When the character set is determined to be UTF-8, the Oracle character set UTF8 is returned by default unless 4-byte characters (supplementary characters) are detected within the text. If 4-byte characters are detected, then the character set is reported as AL32UTF8.

See Also:

"Language and Character Set Detection Support" for a list of supported languages and character sets

11.4.5 LCSSCAN Error Messages

LCD-00001 An unknown error occured.

Cause: An error occurred accessing an internal structure.

Action: Report this error to Oracle Support.

LCD-00002 NLS data could not be loaded.

Cause: An error occurred accessing $ORACLE_HOME/nls/data.

Action: Check to make sure $ORACLE_HOME/nls/data exists and is accessible. If not found check $ORA_NLS10 directory.

LCD-00003 An error occurred while reading the profile file.

Cause: An error occurred accessing $ORACLE_HOME/nls/data.

Action: Check to make sure $ORACLE_HOME/nls/data exists and is accessible. If not found check $ORA_NLS10 directory.

LCD-00004 The beginning or ending offset has been set incorrectly.
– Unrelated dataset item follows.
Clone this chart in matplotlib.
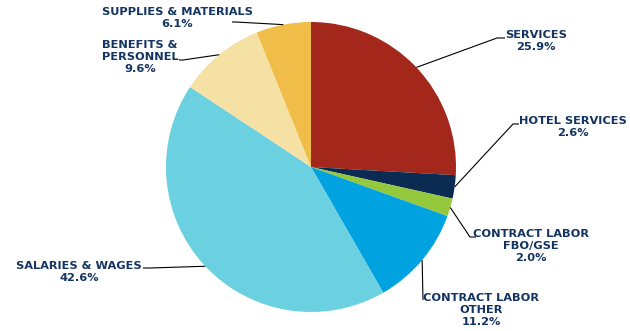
import numpy as np
import matplotlib
matplotlib.use("Agg")
import matplotlib.pyplot as plt

categories = ["SERVICES", "HOTEL SERVICES", "CONTRACT LABOR\nFBO/GSE", "CONTRACT LABOR\nOTHER",
              "SALARIES & WAGES", "BENEFITS &\nPERSONNEL", "SUPPLIES & MATERIALS"]
values = [25.9, 2.6, 2.0, 11.2, 42.6, 9.6, 6.1]
colors = ["#A3271A", "#0B2B52", "#95C93D", "#00A2DF", "#6BD0E0", "#F5E1A4", "#F0BE48"]

W, H = 630, 331
fig = plt.figure(figsize=(W / 100, H / 100), dpi=100)
ax = fig.add_axes([0, 0, 1, 1])

cx, cy, R = 311, H - 167, 145
wedges, _ = ax.pie(values, colors=colors, startangle=90, counterclock=False,
                   center=(cx, cy), radius=R, wedgeprops=dict(linewidth=0), frame=True)
ax.set_xlim(0, W)
ax.set_ylim(0, H)
ax.set_aspect("equal")
ax.axis("off")

# layout: text center (px, y from top), elbow point, end point
layout = [
    ((536, 41), (497, 38), (505, 38)),
    ((573, 127), (513, 124), (519, 124)),
    ((531, 246), (470, 237), (476, 237)),
    ((481, 310), (423, 300), (423, 300)),
    ((79, 272), (150, 268), (143, 268)),
    ((140, 57), (183, 60), (179, 60)),
    ((177, 18), (236, 22), (232, 22)),
]

txtcol = "#143461"
for w, cat, val, (tp, el, en) in zip(wedges, categories, values, layout):
    mid = np.deg2rad((w.theta1 + w.theta2) / 2)
    ex, ey = cx + R * np.cos(mid), cy + R * np.sin(mid)
    ax.plot([ex, el[0], en[0]], [ey, H - el[1], H - en[1]], color="black", lw=0.8,
            solid_capstyle="butt")
    ax.text(tp[0], H - tp[1], f"{cat}\n{val:.1f}%", ha="center", va="center",
            fontsize=8.2, fontweight="bold", color=txtcol, linespacing=1.3,
            family="DejaVu Sans")

fig.savefig("out.png", dpi=100)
Cause: The beginning and ending offsets must be an integer greater than 0.

Action: Change the offset to a positive number.

LCD-00005 The ending offset has been set incorrectly.
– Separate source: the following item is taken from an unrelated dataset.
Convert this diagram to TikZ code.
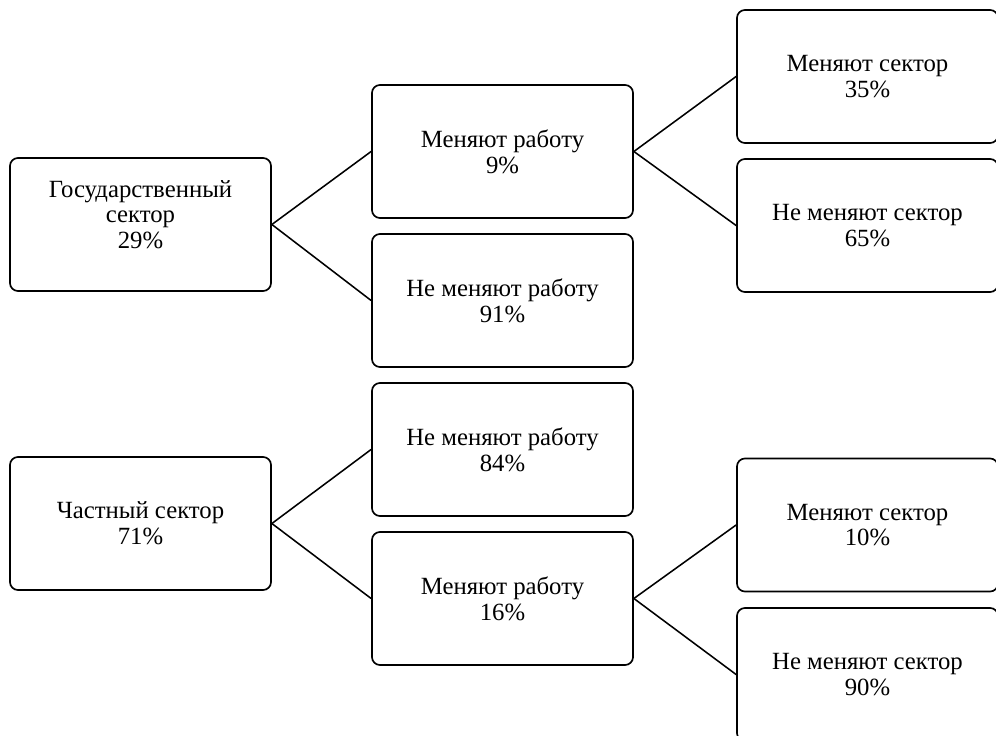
\documentclass[tikz,border=0pt]{standalone}
\usepackage{fontspec}
\setmainfont{Liberation Serif}
\newfontfamily\boxfont{Liberation Serif}
\tikzset{
  sectorbox/.style={draw, line width=1.2pt, rounded corners=0.2cm,
    minimum width=6.525cm, minimum height=3.325cm, inner sep=0pt,
    align=center, font=\boxfont\fontsize{17.6pt}{18.4pt}\selectfont}
}
\tikzset{
  branch/.style={line width=1.1pt}
}
\begin{document}
\begin{tikzpicture}[x=0.025cm, y=-0.025cm]
      \useasboundingbox (0,0) rectangle (996,736);
      \clip (0,0) rectangle (996,736);

      % sectors
      \node[sectorbox, text depth=0.5cm] (gos) at (140.5,224.5) {Государственный\\сектор\\29\%};
      \node[sectorbox] (chast) at (140.5,523.5) {Частный сектор\\71\%};

      % job change, state sector
      \node[sectorbox] (gmen) at (502.5,151.5) {Меняют работу\\9\%};
      \node[sectorbox] (gne) at (502.5,300.5) {Не меняют работу\\91\%};

      % job change, private sector
      \node[sectorbox] (chne) at (502.5,449.5) {Не меняют работу\\84\%};
      \node[sectorbox] (chmen) at (502.5,598.5) {Меняют работу\\16\%};

      % sector change (boxes run off the right edge)
      \node[sectorbox] (gsmen) at (867.5,76.5) {Меняют сектор\\35\%};
      \node[sectorbox] (gsne) at (867.5,225.5) {Не меняют сектор\\65\%};
      \node[sectorbox] (chsmen) at (867.5,525) {Меняют сектор\\10\%};
      \node[sectorbox] (chsne) at (867.5,674.5) {Не меняют сектор\\90\%};

      % branches
      \draw[branch] (gos.east) -- (gmen.west);
      \draw[branch] (gos.east) -- (gne.west);
      \draw[branch] (chast.east) -- (chne.west);
      \draw[branch] (chast.east) -- (chmen.west);
      \draw[branch] (gmen.east) -- (gsmen.west);
      \draw[branch] (gmen.east) -- (gsne.west);
      \draw[branch] (chmen.east) -- (chsmen.west);
      \draw[branch] (chmen.east) -- (chsne.west);
\end{tikzpicture}
\end{document}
Cause: The ending offset must be greater than the beginning offset.

Action: Change the ending offset to be greater than the beginning offset.

LCD-00006 An error occurred when opening the input file.

Cause: The file was not found or could not be opened.

Action: Check the name of the file specified. Make sure the full file name is specified and that the file is not in use.

LCD-00007 The beginning offset has been set incorrectly.

Cause: The beginning offset must be less than the number of bytes in the file.

Action: Check the size of the file and specify a smaller beginning offset.

LCD-00008 No result was returned.

Cause: Not enough text was inputted to produce a result.

Action: A larger sample of text needs to be inputted to produce a reliable result.